Stored entries

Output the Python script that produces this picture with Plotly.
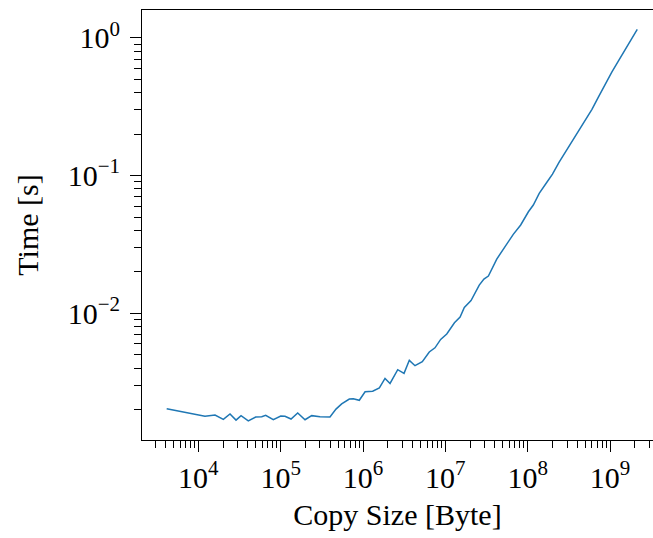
import plotly.graph_objects as go

# Copy benchmark: copy size in bytes vs. elapsed time in seconds
copy_size = [
    4130, 12050, 15960, 20140, 24270, 28710, 33040, 40460, 49770, 58880,
    65770, 81470, 100200, 113000, 133700, 161100, 197700, 238200, 300600, 397200,
    469900, 550800, 682300, 762100, 901600, 1.06e6, 1.31e6, 1.58e6, 1.85e6, 2.13e6,
    2.64e6, 3.15e6, 3.65e6, 4.28e6, 5.25e6, 6.38e6, 7.48e6, 8.77e6, 1.04e7, 1.29e7,
    1.51e7, 1.70e7, 2.05e7, 2.58e7, 2.94e7, 3.33e7, 4.21e7, 5.30e7, 6.68e7, 8.22e7,
    1.02e8, 1.17e8, 1.38e8, 1.66e8, 2.00e8, 2.40e8, 2.88e8, 3.47e8, 4.17e8, 5.01e8,
    6.03e8, 7.24e8, 8.71e8, 1.05e9, 1.26e9, 1.51e9, 1.82e9, 2.14e9,
]
copy_time = [
    0.00203, 0.00179, 0.00183, 0.00170, 0.00186, 0.00168, 0.00181, 0.00166, 0.00177, 0.00178,
    0.00182, 0.00169, 0.00180, 0.00179, 0.00171, 0.00189, 0.00169, 0.00181, 0.00178, 0.00177,
    0.00202, 0.00220, 0.00239, 0.00240, 0.00234, 0.00270, 0.00272, 0.00288, 0.00337, 0.00310,
    0.00390, 0.00367, 0.00456, 0.00417, 0.00446, 0.00524, 0.00562, 0.00647, 0.00708, 0.00855,
    0.00940, 0.01102, 0.01239, 0.01603, 0.01774, 0.01866, 0.02477, 0.03041, 0.03741, 0.04375,
    0.05458, 0.06109, 0.07430, 0.0871, 0.1023, 0.1245, 0.148, 0.176, 0.209, 0.251,
    0.302, 0.372, 0.462, 0.562, 0.676, 0.813, 0.989, 1.151,
]

x_tick_vals = [1e4, 1e5, 1e6, 1e7, 1e8, 1e9]
x_tick_text = ["10<sup>4</sup>", "10<sup>5</sup>", "10<sup>6</sup>",
               "10<sup>7</sup>", "10<sup>8</sup>", "10<sup>9</sup>"]
y_tick_vals = [1e-2, 1e-1, 1e0]
y_tick_text = ["10<sup>\u22122</sup>", "10<sup>\u22121</sup>", "10<sup>0</sup>"]

x_minor = [m * 10 ** e for e in range(3, 10) for m in range(2, 10)]
y_minor = [m * 10 ** e for e in range(-3, 1) for m in range(2, 10)]

FONT = "Liberation Serif, DejaVu Serif, serif"
title_font = dict(family=FONT, size=30, color="black")
tick_font = dict(family=FONT, size=30, color="black")

fig = go.Figure()
fig.add_trace(go.Scatter(
    x=copy_size, y=copy_time, mode="lines",
    line=dict(color="#1f77b4", width=1.5),
    showlegend=False,
))

fig.update_layout(
    width=653, height=538,
    margin=dict(l=142, r=0, t=10, b=98, autoexpand=False),
    paper_bgcolor="white", plot_bgcolor="white",
    font=dict(family=FONT, size=30, color="black"),
    showlegend=False,
)

fig.update_xaxes(
    type="log", range=[3.3163, 9.5215],
    showgrid=False, zeroline=False,
    showline=True, linecolor="black", linewidth=1, mirror=True,
    tickmode="array", tickvals=x_tick_vals, ticktext=x_tick_text,
    ticks="outside", ticklen=11, tickwidth=1, tickcolor="black",
    tickfont=tick_font,
    minor=dict(tickmode="array", tickvals=x_minor, ticks="outside",
               ticklen=7, tickwidth=1, tickcolor="black", showgrid=False),
    title=dict(text="Copy Size [Byte]", font=title_font, standoff=10),
    automargin=False,
)

fig.update_yaxes(
    type="log", range=[-2.919, 0.201],
    showgrid=False, zeroline=False,
    showline=True, linecolor="black", linewidth=1, mirror=False,
    tickmode="array", tickvals=y_tick_vals, ticktext=y_tick_text,
    ticks="outside", ticklen=11, tickwidth=1, tickcolor="black",
    tickfont=tick_font, ticklabelstandoff=4,
    minor=dict(tickmode="array", tickvals=y_minor, ticks="outside",
               ticklen=7, tickwidth=1, tickcolor="black", showgrid=False),
    title=dict(text="Time [s]", font=title_font, standoff=20),
    automargin=False,
)

fig.write_html("out.html")
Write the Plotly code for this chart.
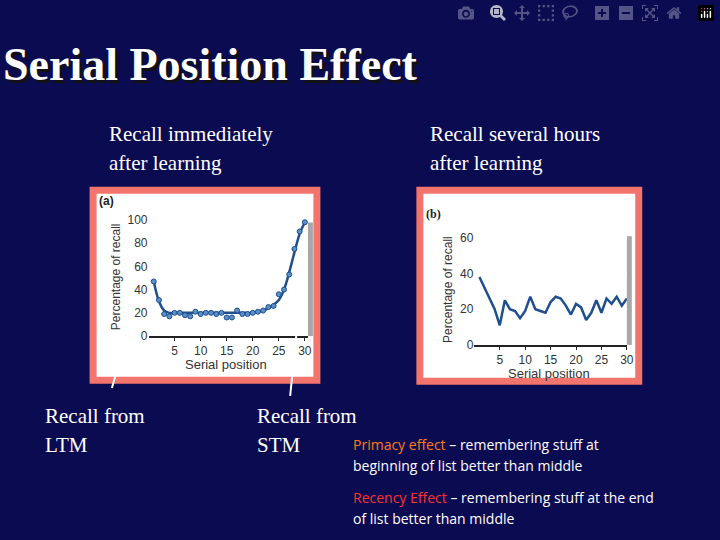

The task: Repeat, word for word and with no pictures, only the lines running from the beginning of the data to the line that contains "import plotly.graph_objects as go".

Exercise answer:
Output the Python script that produces this picture with Plotly.
import plotly.graph_objects as go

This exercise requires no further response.